▶ [WHAT YOU ARE ASKED TO DO] Reproduce only the lines from the one containing "Recreate this image" through the one containing "from matplotlib import font_manager", exactly as written and with both ends included.

#### SOURCE RECORDS ####

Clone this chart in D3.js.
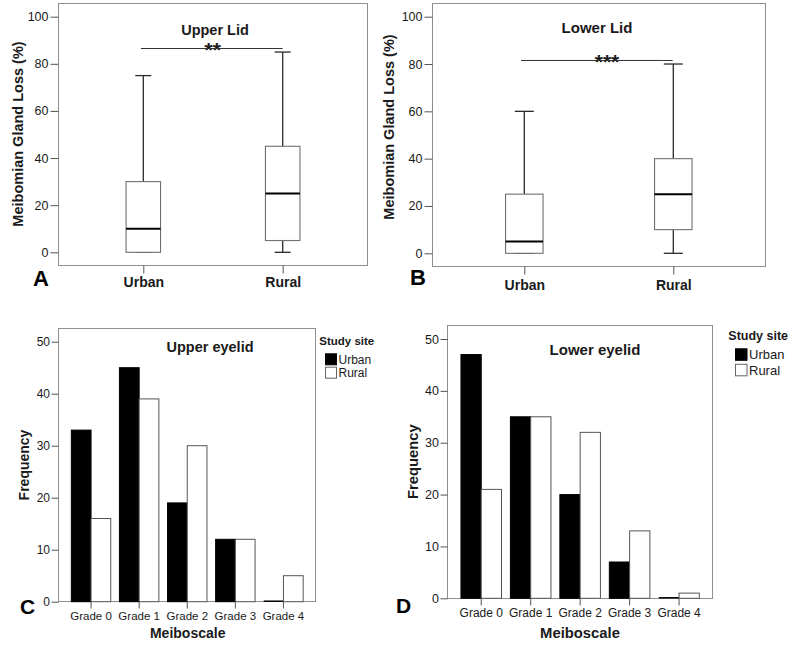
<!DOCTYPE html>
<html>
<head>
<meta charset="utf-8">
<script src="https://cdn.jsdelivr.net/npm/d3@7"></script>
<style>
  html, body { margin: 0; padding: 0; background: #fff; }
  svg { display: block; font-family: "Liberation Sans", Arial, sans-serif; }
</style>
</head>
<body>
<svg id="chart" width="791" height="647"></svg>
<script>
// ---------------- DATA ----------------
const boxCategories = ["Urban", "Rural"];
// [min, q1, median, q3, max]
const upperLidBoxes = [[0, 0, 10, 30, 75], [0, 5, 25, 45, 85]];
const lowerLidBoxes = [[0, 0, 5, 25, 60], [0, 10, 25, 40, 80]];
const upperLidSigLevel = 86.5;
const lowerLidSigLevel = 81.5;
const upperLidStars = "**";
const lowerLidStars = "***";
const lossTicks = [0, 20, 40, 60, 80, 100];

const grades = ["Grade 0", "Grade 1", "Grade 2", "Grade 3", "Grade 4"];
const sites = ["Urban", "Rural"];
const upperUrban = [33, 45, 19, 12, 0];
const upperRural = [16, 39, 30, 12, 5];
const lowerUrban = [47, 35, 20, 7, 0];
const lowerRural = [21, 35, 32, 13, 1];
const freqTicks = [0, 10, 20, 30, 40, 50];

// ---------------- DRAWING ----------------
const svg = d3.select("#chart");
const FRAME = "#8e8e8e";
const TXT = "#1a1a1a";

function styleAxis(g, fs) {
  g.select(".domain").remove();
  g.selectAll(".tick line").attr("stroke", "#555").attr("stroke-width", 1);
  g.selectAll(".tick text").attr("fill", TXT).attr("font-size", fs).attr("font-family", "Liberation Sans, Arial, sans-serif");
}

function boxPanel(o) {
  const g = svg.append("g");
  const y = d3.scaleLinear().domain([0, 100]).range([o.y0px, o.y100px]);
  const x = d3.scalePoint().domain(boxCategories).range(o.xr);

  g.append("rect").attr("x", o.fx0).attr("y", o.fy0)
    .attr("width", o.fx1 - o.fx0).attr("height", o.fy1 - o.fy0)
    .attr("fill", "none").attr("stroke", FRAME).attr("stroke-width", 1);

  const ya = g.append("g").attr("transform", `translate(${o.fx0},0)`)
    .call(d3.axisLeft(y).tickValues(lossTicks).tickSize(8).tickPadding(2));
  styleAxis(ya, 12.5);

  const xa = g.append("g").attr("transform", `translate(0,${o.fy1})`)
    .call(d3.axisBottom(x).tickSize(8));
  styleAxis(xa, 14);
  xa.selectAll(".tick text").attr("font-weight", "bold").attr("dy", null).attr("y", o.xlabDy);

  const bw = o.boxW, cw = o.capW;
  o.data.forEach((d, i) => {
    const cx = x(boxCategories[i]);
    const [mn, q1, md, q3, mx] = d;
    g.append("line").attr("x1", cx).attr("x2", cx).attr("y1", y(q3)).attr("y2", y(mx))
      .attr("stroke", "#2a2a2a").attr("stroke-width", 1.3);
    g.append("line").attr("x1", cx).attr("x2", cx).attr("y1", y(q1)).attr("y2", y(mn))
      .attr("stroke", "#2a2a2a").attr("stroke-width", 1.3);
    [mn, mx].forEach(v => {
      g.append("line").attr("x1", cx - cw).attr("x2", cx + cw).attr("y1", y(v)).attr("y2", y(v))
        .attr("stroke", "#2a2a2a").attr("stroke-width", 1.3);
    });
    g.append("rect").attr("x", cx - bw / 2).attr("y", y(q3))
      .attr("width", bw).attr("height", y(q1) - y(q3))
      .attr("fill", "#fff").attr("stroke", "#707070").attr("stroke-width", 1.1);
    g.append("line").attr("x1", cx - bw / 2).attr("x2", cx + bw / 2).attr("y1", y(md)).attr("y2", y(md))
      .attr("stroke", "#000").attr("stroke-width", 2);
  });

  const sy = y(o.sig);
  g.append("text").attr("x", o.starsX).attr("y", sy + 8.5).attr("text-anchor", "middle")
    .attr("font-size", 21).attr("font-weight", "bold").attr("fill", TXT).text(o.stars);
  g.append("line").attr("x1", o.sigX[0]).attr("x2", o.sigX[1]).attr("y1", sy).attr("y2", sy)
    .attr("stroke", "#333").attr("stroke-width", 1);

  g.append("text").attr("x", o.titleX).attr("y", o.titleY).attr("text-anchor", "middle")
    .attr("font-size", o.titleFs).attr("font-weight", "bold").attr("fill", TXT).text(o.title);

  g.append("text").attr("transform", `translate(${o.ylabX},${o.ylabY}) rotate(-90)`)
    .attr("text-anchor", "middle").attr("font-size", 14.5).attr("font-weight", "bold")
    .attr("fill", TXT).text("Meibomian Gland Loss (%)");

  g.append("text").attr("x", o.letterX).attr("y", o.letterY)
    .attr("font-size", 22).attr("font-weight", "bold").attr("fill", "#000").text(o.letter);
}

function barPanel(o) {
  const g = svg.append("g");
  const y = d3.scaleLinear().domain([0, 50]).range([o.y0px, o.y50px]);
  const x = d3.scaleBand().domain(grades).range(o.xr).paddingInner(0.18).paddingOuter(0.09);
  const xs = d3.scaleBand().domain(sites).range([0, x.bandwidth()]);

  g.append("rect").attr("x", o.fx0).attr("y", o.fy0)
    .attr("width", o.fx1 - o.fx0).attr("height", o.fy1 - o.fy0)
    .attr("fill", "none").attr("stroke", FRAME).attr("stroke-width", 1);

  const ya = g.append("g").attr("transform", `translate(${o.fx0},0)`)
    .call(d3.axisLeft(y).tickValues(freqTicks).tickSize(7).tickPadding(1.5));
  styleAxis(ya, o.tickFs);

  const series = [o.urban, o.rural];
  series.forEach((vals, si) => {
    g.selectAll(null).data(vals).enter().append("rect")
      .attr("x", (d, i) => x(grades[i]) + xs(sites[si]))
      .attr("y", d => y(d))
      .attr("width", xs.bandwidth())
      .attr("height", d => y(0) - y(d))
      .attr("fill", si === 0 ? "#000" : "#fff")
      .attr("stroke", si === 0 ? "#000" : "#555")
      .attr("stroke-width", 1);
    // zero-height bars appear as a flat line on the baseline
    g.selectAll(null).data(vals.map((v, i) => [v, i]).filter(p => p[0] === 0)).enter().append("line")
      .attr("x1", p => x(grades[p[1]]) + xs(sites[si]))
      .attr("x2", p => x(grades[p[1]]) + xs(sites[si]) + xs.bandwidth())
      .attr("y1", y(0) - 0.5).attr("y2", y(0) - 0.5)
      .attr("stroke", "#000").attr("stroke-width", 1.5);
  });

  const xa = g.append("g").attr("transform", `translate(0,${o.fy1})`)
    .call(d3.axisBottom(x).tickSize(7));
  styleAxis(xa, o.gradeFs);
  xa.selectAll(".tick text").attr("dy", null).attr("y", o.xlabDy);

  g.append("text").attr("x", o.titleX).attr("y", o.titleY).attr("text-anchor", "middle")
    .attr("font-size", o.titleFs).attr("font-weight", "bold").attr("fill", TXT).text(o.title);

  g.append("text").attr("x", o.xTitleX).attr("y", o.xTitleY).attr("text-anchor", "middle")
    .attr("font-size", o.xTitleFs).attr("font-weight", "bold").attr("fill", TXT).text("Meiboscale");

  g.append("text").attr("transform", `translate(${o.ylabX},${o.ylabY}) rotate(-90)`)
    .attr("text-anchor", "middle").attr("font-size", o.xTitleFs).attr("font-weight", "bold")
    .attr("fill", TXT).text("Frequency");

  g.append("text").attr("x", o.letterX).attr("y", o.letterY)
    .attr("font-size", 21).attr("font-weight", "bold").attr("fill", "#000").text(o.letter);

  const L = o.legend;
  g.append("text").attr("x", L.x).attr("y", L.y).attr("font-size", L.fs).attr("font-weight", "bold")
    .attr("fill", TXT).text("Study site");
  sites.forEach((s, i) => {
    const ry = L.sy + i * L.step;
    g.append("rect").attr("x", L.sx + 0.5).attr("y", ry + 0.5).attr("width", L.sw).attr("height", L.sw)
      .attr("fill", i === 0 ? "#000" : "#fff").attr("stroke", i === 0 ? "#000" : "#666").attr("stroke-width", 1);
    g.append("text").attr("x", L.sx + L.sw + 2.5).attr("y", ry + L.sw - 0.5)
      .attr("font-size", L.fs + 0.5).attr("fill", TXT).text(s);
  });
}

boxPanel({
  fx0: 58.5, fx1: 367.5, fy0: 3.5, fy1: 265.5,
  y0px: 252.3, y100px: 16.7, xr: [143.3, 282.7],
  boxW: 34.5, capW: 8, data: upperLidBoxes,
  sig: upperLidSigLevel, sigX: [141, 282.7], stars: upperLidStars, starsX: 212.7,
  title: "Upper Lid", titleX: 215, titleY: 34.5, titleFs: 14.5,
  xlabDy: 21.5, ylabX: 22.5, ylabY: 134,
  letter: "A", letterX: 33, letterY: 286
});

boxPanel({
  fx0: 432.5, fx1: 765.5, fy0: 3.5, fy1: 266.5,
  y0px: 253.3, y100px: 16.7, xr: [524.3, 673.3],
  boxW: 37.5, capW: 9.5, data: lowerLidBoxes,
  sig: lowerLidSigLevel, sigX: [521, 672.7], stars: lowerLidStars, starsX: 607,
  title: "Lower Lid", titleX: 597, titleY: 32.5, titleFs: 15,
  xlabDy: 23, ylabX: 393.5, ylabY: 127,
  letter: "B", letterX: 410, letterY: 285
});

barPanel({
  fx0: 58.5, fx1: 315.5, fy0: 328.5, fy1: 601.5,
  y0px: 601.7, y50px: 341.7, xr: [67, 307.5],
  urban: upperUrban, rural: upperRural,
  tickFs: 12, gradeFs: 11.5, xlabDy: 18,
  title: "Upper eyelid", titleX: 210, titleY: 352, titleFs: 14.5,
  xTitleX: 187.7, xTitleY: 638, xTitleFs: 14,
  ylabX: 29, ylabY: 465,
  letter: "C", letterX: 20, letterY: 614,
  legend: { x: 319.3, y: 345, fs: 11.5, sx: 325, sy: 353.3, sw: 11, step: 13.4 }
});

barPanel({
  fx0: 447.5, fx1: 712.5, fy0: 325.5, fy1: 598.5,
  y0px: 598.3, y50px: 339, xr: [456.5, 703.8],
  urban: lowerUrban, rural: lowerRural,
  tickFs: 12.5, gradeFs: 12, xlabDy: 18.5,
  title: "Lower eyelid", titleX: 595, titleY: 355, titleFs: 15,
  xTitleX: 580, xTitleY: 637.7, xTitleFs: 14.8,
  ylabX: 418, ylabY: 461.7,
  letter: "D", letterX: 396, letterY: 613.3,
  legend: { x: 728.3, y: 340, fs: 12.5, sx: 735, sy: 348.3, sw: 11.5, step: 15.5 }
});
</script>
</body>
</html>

####
#### SOURCE RECORDS ####

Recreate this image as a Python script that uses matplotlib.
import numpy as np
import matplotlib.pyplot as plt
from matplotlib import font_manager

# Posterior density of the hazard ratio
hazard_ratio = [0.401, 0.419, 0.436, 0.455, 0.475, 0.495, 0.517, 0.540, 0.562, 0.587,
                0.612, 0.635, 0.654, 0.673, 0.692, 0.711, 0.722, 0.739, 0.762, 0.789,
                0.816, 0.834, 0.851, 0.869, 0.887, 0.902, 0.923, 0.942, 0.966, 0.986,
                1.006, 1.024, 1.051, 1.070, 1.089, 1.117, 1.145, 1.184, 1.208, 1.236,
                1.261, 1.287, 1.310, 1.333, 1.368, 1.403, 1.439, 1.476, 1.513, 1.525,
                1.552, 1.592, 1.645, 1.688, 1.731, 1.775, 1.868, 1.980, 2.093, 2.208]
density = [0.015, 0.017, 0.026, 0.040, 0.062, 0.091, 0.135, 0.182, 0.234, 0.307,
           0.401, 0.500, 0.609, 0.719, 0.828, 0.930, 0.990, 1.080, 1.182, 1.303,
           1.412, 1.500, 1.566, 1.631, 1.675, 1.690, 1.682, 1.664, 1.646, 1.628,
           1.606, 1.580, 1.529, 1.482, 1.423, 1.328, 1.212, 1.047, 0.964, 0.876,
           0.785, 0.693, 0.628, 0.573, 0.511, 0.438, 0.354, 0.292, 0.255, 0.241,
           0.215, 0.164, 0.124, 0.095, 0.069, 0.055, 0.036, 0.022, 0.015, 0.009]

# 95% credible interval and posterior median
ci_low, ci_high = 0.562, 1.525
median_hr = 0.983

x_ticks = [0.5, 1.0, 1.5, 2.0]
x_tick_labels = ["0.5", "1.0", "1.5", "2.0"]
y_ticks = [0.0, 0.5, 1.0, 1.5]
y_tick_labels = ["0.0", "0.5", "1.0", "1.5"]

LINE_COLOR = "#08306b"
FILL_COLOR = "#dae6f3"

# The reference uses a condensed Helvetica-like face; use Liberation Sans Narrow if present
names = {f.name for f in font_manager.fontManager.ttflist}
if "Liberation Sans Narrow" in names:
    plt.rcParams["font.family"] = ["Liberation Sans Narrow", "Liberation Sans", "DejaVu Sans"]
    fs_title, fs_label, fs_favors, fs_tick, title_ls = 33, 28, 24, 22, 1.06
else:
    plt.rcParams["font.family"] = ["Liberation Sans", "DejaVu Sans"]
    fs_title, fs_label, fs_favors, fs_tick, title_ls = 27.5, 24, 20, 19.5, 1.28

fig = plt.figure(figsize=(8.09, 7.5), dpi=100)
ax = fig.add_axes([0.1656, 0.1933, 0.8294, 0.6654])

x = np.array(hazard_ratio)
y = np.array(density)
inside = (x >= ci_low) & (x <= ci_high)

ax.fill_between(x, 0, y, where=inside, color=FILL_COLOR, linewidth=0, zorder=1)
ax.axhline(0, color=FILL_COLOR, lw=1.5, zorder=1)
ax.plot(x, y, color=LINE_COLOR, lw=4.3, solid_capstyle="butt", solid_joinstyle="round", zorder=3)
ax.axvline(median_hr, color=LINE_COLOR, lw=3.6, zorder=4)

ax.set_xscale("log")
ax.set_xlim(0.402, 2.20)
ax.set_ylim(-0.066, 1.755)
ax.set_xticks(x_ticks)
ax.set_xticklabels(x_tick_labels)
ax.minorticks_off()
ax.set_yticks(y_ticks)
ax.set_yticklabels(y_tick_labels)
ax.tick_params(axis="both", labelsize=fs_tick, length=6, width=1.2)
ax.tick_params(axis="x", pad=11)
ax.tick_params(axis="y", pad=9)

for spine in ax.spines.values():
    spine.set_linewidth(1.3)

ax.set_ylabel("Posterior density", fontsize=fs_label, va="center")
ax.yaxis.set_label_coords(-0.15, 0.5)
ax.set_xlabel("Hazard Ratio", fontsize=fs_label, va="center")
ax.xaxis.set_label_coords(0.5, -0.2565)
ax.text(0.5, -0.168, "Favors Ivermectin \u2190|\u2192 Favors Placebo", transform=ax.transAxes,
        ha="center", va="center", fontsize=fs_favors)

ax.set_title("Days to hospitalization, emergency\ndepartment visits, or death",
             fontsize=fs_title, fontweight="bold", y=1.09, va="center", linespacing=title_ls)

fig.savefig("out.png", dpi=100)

####

▶ [SOLUTION TO THIS TASK]
Recreate this image as a Python script that uses matplotlib.
import numpy as np
import matplotlib.pyplot as plt
from matplotlib import font_manager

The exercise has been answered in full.